Task to complete:
Retype the data exactly, from its first line to the line containing "6.5], color='#8C8C8C', lw=1.2)", including both, and skip any picture.

Source data:
****************************************
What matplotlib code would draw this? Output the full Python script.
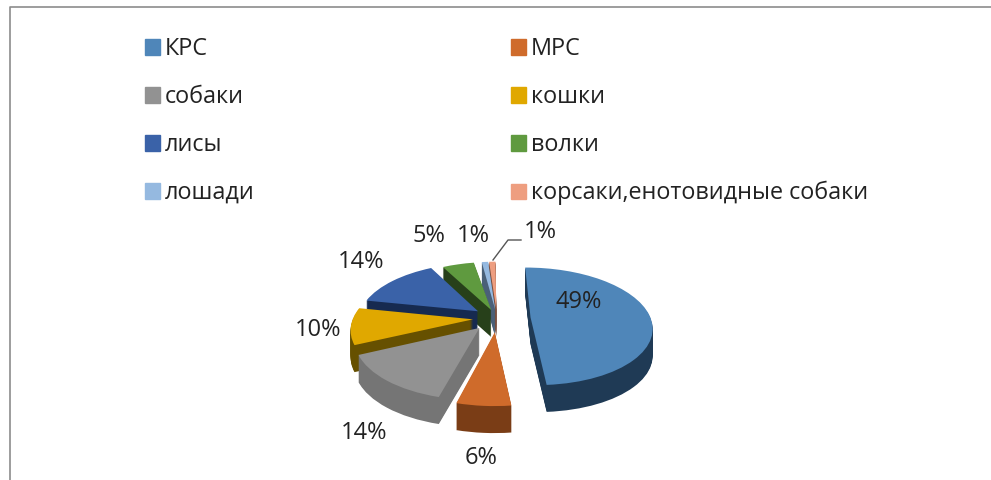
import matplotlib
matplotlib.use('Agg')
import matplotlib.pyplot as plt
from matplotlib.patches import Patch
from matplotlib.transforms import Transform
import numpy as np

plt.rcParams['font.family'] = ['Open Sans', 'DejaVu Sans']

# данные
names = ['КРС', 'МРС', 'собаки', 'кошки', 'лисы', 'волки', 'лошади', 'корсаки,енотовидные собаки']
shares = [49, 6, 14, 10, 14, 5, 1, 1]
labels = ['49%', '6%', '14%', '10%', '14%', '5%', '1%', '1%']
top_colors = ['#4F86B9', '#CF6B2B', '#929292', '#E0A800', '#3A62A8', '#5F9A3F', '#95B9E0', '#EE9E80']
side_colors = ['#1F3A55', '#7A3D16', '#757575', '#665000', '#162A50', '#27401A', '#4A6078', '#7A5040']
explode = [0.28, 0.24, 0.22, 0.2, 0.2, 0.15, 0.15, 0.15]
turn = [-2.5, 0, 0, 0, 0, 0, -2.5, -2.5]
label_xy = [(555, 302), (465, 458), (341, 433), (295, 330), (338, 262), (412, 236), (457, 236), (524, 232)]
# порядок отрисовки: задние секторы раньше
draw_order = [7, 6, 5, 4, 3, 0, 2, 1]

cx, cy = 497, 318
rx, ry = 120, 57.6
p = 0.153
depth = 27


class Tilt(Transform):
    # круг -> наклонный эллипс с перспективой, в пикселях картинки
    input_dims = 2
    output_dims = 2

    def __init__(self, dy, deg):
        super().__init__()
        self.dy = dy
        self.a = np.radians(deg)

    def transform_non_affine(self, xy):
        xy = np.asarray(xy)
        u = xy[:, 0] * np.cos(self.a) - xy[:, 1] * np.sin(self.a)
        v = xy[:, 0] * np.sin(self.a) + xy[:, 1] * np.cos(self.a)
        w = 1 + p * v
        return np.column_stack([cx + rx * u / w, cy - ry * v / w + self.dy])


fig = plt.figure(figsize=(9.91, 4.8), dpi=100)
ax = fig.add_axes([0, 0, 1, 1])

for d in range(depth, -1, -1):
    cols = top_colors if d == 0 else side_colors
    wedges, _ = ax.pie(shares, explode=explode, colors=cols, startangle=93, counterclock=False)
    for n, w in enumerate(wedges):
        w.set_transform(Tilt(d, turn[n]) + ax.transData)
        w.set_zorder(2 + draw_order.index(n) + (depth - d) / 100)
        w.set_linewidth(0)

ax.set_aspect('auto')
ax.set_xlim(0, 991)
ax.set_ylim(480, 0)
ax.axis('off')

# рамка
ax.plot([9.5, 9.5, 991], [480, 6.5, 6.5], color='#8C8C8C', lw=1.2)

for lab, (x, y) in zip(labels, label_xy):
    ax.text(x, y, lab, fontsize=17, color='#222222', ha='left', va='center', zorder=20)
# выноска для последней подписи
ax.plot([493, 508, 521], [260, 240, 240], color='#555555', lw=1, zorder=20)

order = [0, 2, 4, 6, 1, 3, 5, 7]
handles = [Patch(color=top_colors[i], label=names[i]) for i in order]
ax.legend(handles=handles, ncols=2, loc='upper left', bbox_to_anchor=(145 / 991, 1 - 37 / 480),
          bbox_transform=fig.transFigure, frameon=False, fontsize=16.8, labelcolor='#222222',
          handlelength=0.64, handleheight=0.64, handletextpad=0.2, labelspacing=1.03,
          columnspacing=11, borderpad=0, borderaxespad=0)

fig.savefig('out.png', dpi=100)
****************************************
Written response:
What matplotlib code would draw this? Output the full Python script.
import matplotlib
matplotlib.use('Agg')
import matplotlib.pyplot as plt
from matplotlib.patches import Patch
from matplotlib.transforms import Transform
import numpy as np

plt.rcParams['font.family'] = ['Open Sans', 'DejaVu Sans']

# данные
names = ['КРС', 'МРС', 'собаки', 'кошки', 'лисы', 'волки', 'лошади', 'корсаки,енотовидные собаки']
shares = [49, 6, 14, 10, 14, 5, 1, 1]
labels = ['49%', '6%', '14%', '10%', '14%', '5%', '1%', '1%']
top_colors = ['#4F86B9', '#CF6B2B', '#929292', '#E0A800', '#3A62A8', '#5F9A3F', '#95B9E0', '#EE9E80']
side_colors = ['#1F3A55', '#7A3D16', '#757575', '#665000', '#162A50', '#27401A', '#4A6078', '#7A5040']
explode = [0.28, 0.24, 0.22, 0.2, 0.2, 0.15, 0.15, 0.15]
turn = [-2.5, 0, 0, 0, 0, 0, -2.5, -2.5]
label_xy = [(555, 302), (465, 458), (341, 433), (295, 330), (338, 262), (412, 236), (457, 236), (524, 232)]
# порядок отрисовки: задние секторы раньше
draw_order = [7, 6, 5, 4, 3, 0, 2, 1]

cx, cy = 497, 318
rx, ry = 120, 57.6
p = 0.153
depth = 27


class Tilt(Transform):
    # круг -> наклонный эллипс с перспективой, в пикселях картинки
    input_dims = 2
    output_dims = 2

    def __init__(self, dy, deg):
        super().__init__()
        self.dy = dy
        self.a = np.radians(deg)

    def transform_non_affine(self, xy):
        xy = np.asarray(xy)
        u = xy[:, 0] * np.cos(self.a) - xy[:, 1] * np.sin(self.a)
        v = xy[:, 0] * np.sin(self.a) + xy[:, 1] * np.cos(self.a)
        w = 1 + p * v
        return np.column_stack([cx + rx * u / w, cy - ry * v / w + self.dy])


fig = plt.figure(figsize=(9.91, 4.8), dpi=100)
ax = fig.add_axes([0, 0, 1, 1])

for d in range(depth, -1, -1):
    cols = top_colors if d == 0 else side_colors
    wedges, _ = ax.pie(shares, explode=explode, colors=cols, startangle=93, counterclock=False)
    for n, w in enumerate(wedges):
        w.set_transform(Tilt(d, turn[n]) + ax.transData)
        w.set_zorder(2 + draw_order.index(n) + (depth - d) / 100)
        w.set_linewidth(0)

ax.set_aspect('auto')
ax.set_xlim(0, 991)
ax.set_ylim(480, 0)
ax.axis('off')

# рамка
ax.plot([9.5, 9.5, 991], [480, 6.5, 6.5], color='#8C8C8C', lw=1.2)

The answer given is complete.